Wonder antioxidant resveratrol also improves blood flow and increases neurone generation
You'd expect red wine to make remembering harder not easier, but in fact it helps prevent age related memory decline, according to new research.
Scientists at Texas A&M say it's all down to the wonder antioxidant resveratrol, also found in the skin of red grapes, some berries and peanuts.
Ashok K Shetty, a professor at the university's Health Science Center College of Medicine, was investigating the benefits of resveratrol, already celebrated for it's alleged ability to help prevent heart disease and stave off aging.
Shetty and his team of researchers found the antioxidant also has a positive effect on the hippocampus, part of the brain that is vital to memory, learning and mood.
The study, published in Scientific Reports late last month, said that elderly rats treated with resveratrol enjoyed far better blood flow, memory and other brain growth than those not given the antioxidant.
Shetty said: "The results of the study were striking.
"They indicated that for the control rats who did not receive resveratrol, spatial learning ability was largely maintained but ability to make new spatial memories significantly declined between 22 and 25 months.

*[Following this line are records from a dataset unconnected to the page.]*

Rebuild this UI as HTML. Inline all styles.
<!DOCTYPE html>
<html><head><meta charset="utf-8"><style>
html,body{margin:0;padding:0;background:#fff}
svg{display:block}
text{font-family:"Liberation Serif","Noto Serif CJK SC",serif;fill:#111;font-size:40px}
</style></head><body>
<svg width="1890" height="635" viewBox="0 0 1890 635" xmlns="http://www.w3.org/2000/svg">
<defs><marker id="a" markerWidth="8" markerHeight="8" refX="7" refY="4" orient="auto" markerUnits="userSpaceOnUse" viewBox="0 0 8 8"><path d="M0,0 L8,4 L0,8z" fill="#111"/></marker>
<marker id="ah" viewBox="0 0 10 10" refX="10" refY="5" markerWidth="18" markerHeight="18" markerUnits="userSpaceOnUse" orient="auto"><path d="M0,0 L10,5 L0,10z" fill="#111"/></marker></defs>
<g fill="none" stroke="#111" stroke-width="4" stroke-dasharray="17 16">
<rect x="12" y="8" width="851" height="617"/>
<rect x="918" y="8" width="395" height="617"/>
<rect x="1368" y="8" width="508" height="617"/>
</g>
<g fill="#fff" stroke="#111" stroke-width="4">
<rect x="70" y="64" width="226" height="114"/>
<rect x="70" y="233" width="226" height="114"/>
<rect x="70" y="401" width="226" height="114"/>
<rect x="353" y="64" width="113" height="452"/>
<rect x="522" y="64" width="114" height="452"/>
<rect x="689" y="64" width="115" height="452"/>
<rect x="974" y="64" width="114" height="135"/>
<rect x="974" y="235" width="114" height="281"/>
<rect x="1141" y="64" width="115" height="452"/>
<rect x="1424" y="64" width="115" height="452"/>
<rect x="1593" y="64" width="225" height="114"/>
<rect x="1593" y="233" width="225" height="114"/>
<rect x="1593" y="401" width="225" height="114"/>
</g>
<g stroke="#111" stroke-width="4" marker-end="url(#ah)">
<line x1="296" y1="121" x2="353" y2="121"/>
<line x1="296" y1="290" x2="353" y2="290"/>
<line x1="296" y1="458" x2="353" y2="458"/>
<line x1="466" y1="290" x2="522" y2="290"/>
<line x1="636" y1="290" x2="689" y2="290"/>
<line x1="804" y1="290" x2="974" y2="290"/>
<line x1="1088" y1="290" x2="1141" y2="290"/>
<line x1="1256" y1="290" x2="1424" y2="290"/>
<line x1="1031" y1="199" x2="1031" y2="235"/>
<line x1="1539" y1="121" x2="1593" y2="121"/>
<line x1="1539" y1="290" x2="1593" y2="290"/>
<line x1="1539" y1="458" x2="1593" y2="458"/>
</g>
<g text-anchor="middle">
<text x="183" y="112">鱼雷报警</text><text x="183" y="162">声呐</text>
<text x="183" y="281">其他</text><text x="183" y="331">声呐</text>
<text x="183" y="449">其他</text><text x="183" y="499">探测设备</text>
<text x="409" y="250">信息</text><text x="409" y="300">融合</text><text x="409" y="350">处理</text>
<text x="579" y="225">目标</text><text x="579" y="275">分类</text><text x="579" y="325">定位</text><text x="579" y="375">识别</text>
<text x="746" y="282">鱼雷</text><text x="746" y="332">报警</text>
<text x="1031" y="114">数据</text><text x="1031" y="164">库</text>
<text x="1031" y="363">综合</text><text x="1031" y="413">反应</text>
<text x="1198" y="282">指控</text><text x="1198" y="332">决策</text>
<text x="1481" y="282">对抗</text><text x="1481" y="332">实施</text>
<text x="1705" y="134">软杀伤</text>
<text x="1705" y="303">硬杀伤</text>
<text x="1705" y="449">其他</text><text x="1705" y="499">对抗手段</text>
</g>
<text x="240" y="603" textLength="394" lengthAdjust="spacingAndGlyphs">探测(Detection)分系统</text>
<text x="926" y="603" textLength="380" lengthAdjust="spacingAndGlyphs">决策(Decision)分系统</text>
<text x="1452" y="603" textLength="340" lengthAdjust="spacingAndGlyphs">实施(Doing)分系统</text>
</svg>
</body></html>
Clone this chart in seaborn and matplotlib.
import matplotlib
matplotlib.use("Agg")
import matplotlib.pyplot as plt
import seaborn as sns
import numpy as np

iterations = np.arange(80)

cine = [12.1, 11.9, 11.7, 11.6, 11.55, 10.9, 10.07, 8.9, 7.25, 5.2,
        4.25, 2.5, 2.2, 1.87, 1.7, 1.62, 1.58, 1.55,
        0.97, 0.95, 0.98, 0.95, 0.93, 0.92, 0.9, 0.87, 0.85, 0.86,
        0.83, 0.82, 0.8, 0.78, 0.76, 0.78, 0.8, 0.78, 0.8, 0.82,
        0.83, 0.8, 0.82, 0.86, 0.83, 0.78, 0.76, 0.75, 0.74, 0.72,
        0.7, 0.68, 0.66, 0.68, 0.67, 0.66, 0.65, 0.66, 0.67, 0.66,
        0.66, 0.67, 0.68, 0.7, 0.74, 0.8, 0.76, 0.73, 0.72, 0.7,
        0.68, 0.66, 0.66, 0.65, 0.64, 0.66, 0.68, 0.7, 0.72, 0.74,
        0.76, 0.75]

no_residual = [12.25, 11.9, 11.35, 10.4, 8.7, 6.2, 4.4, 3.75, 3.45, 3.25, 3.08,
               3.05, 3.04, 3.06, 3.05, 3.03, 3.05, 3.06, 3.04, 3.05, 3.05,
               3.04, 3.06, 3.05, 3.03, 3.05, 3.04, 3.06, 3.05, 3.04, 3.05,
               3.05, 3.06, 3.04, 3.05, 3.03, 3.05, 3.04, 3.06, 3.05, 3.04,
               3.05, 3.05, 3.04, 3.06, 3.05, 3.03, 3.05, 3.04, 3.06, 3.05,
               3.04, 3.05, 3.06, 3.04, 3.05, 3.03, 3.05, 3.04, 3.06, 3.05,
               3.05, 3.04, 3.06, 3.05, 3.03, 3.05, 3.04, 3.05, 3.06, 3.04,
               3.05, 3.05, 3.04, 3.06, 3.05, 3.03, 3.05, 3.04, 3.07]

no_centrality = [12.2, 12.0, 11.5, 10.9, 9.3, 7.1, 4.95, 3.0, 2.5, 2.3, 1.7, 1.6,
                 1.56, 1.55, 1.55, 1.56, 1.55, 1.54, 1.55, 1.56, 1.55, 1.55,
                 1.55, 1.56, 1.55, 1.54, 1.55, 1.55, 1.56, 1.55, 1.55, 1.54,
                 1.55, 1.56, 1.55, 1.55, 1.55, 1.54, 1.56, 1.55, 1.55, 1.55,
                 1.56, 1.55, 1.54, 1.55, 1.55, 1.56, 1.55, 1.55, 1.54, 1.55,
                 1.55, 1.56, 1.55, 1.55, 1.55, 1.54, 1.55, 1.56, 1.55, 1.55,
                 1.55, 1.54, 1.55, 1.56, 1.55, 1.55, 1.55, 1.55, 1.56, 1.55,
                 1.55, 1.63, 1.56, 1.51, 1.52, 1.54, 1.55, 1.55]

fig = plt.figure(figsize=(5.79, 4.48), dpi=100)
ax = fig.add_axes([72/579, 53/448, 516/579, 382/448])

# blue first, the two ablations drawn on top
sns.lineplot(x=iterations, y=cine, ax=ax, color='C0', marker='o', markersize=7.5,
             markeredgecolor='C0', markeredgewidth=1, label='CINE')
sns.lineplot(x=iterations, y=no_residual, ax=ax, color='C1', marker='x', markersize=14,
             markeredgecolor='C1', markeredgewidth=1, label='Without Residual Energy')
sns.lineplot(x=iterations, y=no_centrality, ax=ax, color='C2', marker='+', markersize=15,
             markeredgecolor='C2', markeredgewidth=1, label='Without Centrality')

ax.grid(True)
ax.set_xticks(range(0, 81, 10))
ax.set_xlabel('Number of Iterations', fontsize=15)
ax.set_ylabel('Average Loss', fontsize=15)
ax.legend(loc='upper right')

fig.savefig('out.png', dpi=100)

By contrast, both spatial learning and memory improved in the resveratrol-treated rats.
The rats given resveratrol experienced double the neurogenesis (the growth and development of neurons) of the control rats, much better microvasculature, and decreased inflammation of the hippocampus.
Shetty said: "The study provides novel evidence that resveratrol treatment in late middle age can help improve memory and mood function in old age.